### EXERCISE
Transcribe the records that follow in their entirety, omitting any pictures.

[start SUPPLIED DATA]

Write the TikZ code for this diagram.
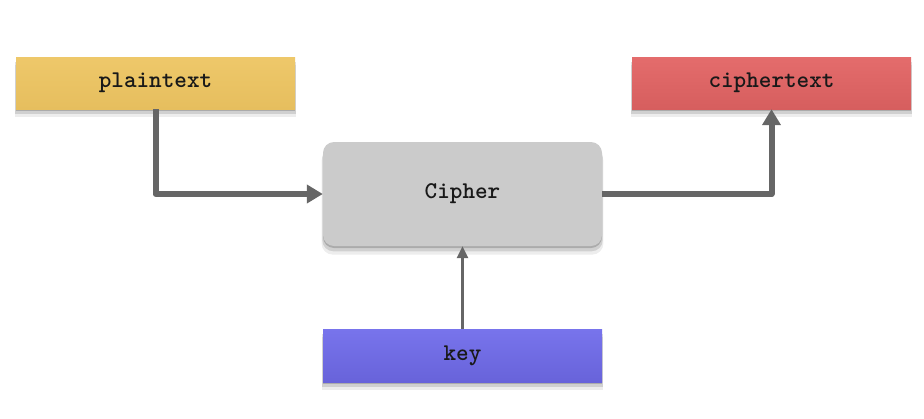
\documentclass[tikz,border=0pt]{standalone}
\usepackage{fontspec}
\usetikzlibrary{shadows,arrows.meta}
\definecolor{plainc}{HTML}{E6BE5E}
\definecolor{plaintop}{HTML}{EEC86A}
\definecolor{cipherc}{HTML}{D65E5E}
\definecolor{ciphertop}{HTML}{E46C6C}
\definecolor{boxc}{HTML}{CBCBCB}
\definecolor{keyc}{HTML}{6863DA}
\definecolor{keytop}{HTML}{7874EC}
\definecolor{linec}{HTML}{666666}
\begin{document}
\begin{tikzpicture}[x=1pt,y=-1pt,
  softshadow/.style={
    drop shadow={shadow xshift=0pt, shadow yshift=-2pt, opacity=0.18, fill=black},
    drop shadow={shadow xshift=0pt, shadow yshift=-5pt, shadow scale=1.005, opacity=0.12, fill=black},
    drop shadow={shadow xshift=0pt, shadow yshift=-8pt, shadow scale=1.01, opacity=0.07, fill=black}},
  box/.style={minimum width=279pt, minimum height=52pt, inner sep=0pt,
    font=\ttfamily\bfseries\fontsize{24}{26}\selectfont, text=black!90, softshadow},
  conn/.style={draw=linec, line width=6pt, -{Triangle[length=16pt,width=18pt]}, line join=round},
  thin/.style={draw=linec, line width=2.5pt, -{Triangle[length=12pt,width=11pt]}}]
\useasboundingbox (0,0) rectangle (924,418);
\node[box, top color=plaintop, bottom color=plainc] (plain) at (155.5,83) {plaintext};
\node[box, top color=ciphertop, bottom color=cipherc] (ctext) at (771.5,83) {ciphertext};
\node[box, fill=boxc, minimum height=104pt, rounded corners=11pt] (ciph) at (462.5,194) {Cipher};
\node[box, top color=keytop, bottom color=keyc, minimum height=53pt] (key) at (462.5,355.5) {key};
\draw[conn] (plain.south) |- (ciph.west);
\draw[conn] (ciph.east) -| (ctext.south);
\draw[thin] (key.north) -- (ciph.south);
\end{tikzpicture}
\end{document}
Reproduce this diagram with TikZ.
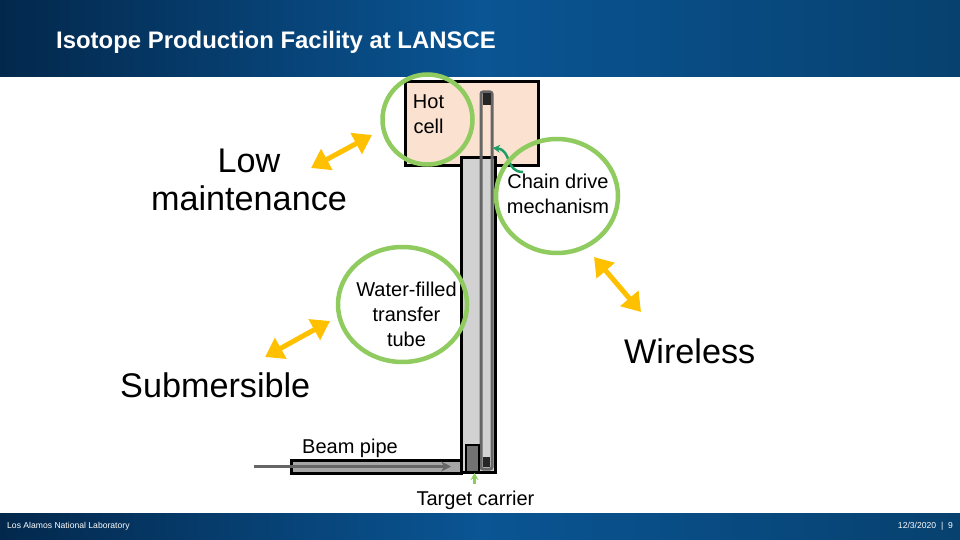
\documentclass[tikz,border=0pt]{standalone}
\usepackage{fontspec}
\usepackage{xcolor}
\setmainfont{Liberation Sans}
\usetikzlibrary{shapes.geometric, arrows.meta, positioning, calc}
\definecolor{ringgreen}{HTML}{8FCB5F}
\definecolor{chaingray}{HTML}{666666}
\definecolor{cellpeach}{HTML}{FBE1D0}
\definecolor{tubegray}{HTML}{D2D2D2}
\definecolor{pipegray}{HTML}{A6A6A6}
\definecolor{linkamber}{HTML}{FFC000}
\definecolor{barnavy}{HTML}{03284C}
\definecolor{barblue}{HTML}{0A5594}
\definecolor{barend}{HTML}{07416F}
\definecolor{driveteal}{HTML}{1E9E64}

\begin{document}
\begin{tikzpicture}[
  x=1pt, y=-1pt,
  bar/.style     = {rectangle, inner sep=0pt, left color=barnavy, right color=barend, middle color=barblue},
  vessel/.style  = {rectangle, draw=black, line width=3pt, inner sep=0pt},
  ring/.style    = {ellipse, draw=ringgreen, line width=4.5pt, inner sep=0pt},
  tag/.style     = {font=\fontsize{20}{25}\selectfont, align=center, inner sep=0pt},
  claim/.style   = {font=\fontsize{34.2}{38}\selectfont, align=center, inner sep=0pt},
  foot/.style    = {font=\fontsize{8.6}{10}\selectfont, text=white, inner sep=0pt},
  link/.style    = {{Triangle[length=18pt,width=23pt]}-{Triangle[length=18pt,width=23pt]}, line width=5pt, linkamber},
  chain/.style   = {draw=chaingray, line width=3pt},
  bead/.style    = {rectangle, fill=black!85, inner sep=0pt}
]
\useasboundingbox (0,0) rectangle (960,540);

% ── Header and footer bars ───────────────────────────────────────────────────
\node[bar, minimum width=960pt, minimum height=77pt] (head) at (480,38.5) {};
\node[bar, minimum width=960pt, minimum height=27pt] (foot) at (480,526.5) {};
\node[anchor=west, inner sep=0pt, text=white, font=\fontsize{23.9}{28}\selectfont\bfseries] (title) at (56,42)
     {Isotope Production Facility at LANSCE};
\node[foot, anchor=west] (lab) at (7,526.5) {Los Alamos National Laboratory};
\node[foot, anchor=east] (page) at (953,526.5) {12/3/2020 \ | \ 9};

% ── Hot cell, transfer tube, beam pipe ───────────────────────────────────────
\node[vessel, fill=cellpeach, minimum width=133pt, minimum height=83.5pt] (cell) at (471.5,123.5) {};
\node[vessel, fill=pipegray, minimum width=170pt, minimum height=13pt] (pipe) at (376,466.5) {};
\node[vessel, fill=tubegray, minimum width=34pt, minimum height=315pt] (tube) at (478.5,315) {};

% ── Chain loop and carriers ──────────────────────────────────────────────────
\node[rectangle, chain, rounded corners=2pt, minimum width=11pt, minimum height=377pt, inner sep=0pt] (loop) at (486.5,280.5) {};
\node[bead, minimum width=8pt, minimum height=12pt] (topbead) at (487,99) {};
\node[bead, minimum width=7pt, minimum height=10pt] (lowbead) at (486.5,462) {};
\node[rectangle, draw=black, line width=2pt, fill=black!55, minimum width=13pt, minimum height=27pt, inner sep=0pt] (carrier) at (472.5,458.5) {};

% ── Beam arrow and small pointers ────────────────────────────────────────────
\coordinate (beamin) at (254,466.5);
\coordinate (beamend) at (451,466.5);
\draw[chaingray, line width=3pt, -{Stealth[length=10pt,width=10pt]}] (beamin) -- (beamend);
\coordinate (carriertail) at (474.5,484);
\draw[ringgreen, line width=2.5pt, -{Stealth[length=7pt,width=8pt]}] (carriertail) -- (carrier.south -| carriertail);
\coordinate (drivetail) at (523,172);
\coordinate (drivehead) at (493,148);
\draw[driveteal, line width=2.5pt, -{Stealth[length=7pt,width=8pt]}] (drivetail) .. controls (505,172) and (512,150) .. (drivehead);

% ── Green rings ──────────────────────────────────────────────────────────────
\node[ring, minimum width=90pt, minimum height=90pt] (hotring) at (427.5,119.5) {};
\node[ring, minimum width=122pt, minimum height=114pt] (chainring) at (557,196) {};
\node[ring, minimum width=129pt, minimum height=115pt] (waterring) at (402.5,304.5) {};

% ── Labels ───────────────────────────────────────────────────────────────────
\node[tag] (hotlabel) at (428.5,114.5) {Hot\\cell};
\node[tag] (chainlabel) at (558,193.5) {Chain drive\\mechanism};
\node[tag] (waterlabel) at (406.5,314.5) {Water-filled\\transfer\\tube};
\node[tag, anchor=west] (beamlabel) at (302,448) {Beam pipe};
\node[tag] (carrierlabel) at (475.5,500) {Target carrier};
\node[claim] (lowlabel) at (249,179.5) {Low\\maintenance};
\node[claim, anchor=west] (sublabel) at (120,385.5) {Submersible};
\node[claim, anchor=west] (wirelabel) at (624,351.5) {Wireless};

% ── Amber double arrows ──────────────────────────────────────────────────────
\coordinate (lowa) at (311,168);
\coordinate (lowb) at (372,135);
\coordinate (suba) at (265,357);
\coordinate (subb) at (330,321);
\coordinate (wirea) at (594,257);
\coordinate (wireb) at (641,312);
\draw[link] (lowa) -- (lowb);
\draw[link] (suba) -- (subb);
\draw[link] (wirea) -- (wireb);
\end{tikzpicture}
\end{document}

[end SUPPLIED DATA]

### COMPLETED EXERCISE
Write the TikZ code for this diagram.
\documentclass[tikz,border=0pt]{standalone}
\usepackage{fontspec}
\usetikzlibrary{shadows,arrows.meta}
\definecolor{plainc}{HTML}{E6BE5E}
\definecolor{plaintop}{HTML}{EEC86A}
\definecolor{cipherc}{HTML}{D65E5E}
\definecolor{ciphertop}{HTML}{E46C6C}
\definecolor{boxc}{HTML}{CBCBCB}
\definecolor{keyc}{HTML}{6863DA}
\definecolor{keytop}{HTML}{7874EC}
\definecolor{linec}{HTML}{666666}
\begin{document}
\begin{tikzpicture}[x=1pt,y=-1pt,
  softshadow/.style={
    drop shadow={shadow xshift=0pt, shadow yshift=-2pt, opacity=0.18, fill=black},
    drop shadow={shadow xshift=0pt, shadow yshift=-5pt, shadow scale=1.005, opacity=0.12, fill=black},
    drop shadow={shadow xshift=0pt, shadow yshift=-8pt, shadow scale=1.01, opacity=0.07, fill=black}},
  box/.style={minimum width=279pt, minimum height=52pt, inner sep=0pt,
    font=\ttfamily\bfseries\fontsize{24}{26}\selectfont, text=black!90, softshadow},
  conn/.style={draw=linec, line width=6pt, -{Triangle[length=16pt,width=18pt]}, line join=round},
  thin/.style={draw=linec, line width=2.5pt, -{Triangle[length=12pt,width=11pt]}}]
\useasboundingbox (0,0) rectangle (924,418);
\node[box, top color=plaintop, bottom color=plainc] (plain) at (155.5,83) {plaintext};
\node[box, top color=ciphertop, bottom color=cipherc] (ctext) at (771.5,83) {ciphertext};
\node[box, fill=boxc, minimum height=104pt, rounded corners=11pt] (ciph) at (462.5,194) {Cipher};
\node[box, top color=keytop, bottom color=keyc, minimum height=53pt] (key) at (462.5,355.5) {key};
\draw[conn] (plain.south) |- (ciph.west);
\draw[conn] (ciph.east) -| (ctext.south);
\draw[thin] (key.north) -- (ciph.south);
\end{tikzpicture}
\end{document}
Reproduce this diagram with TikZ.
\documentclass[tikz,border=0pt]{standalone}
\usepackage{fontspec}
\usepackage{xcolor}
\setmainfont{Liberation Sans}
\usetikzlibrary{shapes.geometric, arrows.meta, positioning, calc}
\definecolor{ringgreen}{HTML}{8FCB5F}
\definecolor{chaingray}{HTML}{666666}
\definecolor{cellpeach}{HTML}{FBE1D0}
\definecolor{tubegray}{HTML}{D2D2D2}
\definecolor{pipegray}{HTML}{A6A6A6}
\definecolor{linkamber}{HTML}{FFC000}
\definecolor{barnavy}{HTML}{03284C}
\definecolor{barblue}{HTML}{0A5594}
\definecolor{barend}{HTML}{07416F}
\definecolor{driveteal}{HTML}{1E9E64}

\begin{document}
\begin{tikzpicture}[
  x=1pt, y=-1pt,
  bar/.style     = {rectangle, inner sep=0pt, left color=barnavy, right color=barend, middle color=barblue},
  vessel/.style  = {rectangle, draw=black, line width=3pt, inner sep=0pt},
  ring/.style    = {ellipse, draw=ringgreen, line width=4.5pt, inner sep=0pt},
  tag/.style     = {font=\fontsize{20}{25}\selectfont, align=center, inner sep=0pt},
  claim/.style   = {font=\fontsize{34.2}{38}\selectfont, align=center, inner sep=0pt},
  foot/.style    = {font=\fontsize{8.6}{10}\selectfont, text=white, inner sep=0pt},
  link/.style    = {{Triangle[length=18pt,width=23pt]}-{Triangle[length=18pt,width=23pt]}, line width=5pt, linkamber},
  chain/.style   = {draw=chaingray, line width=3pt},
  bead/.style    = {rectangle, fill=black!85, inner sep=0pt}
]
\useasboundingbox (0,0) rectangle (960,540);

% ── Header and footer bars ───────────────────────────────────────────────────
\node[bar, minimum width=960pt, minimum height=77pt] (head) at (480,38.5) {};
\node[bar, minimum width=960pt, minimum height=27pt] (foot) at (480,526.5) {};
\node[anchor=west, inner sep=0pt, text=white, font=\fontsize{23.9}{28}\selectfont\bfseries] (title) at (56,42)
     {Isotope Production Facility at LANSCE};
\node[foot, anchor=west] (lab) at (7,526.5) {Los Alamos National Laboratory};
\node[foot, anchor=east] (page) at (953,526.5) {12/3/2020 \ | \ 9};

% ── Hot cell, transfer tube, beam pipe ───────────────────────────────────────
\node[vessel, fill=cellpeach, minimum width=133pt, minimum height=83.5pt] (cell) at (471.5,123.5) {};
\node[vessel, fill=pipegray, minimum width=170pt, minimum height=13pt] (pipe) at (376,466.5) {};
\node[vessel, fill=tubegray, minimum width=34pt, minimum height=315pt] (tube) at (478.5,315) {};

% ── Chain loop and carriers ──────────────────────────────────────────────────
\node[rectangle, chain, rounded corners=2pt, minimum width=11pt, minimum height=377pt, inner sep=0pt] (loop) at (486.5,280.5) {};
\node[bead, minimum width=8pt, minimum height=12pt] (topbead) at (487,99) {};
\node[bead, minimum width=7pt, minimum height=10pt] (lowbead) at (486.5,462) {};
\node[rectangle, draw=black, line width=2pt, fill=black!55, minimum width=13pt, minimum height=27pt, inner sep=0pt] (carrier) at (472.5,458.5) {};

% ── Beam arrow and small pointers ────────────────────────────────────────────
\coordinate (beamin) at (254,466.5);
\coordinate (beamend) at (451,466.5);
\draw[chaingray, line width=3pt, -{Stealth[length=10pt,width=10pt]}] (beamin) -- (beamend);
\coordinate (carriertail) at (474.5,484);
\draw[ringgreen, line width=2.5pt, -{Stealth[length=7pt,width=8pt]}] (carriertail) -- (carrier.south -| carriertail);
\coordinate (drivetail) at (523,172);
\coordinate (drivehead) at (493,148);
\draw[driveteal, line width=2.5pt, -{Stealth[length=7pt,width=8pt]}] (drivetail) .. controls (505,172) and (512,150) .. (drivehead);

% ── Green rings ──────────────────────────────────────────────────────────────
\node[ring, minimum width=90pt, minimum height=90pt] (hotring) at (427.5,119.5) {};
\node[ring, minimum width=122pt, minimum height=114pt] (chainring) at (557,196) {};
\node[ring, minimum width=129pt, minimum height=115pt] (waterring) at (402.5,304.5) {};

% ── Labels ───────────────────────────────────────────────────────────────────
\node[tag] (hotlabel) at (428.5,114.5) {Hot\\cell};
\node[tag] (chainlabel) at (558,193.5) {Chain drive\\mechanism};
\node[tag] (waterlabel) at (406.5,314.5) {Water-filled\\transfer\\tube};
\node[tag, anchor=west] (beamlabel) at (302,448) {Beam pipe};
\node[tag] (carrierlabel) at (475.5,500) {Target carrier};
\node[claim] (lowlabel) at (249,179.5) {Low\\maintenance};
\node[claim, anchor=west] (sublabel) at (120,385.5) {Submersible};
\node[claim, anchor=west] (wirelabel) at (624,351.5) {Wireless};

% ── Amber double arrows ──────────────────────────────────────────────────────
\coordinate (lowa) at (311,168);
\coordinate (lowb) at (372,135);
\coordinate (suba) at (265,357);
\coordinate (subb) at (330,321);
\coordinate (wirea) at (594,257);
\coordinate (wireb) at (641,312);
\draw[link] (lowa) -- (lowb);
\draw[link] (suba) -- (subb);
\draw[link] (wirea) -- (wireb);
\end{tikzpicture}
\end{document}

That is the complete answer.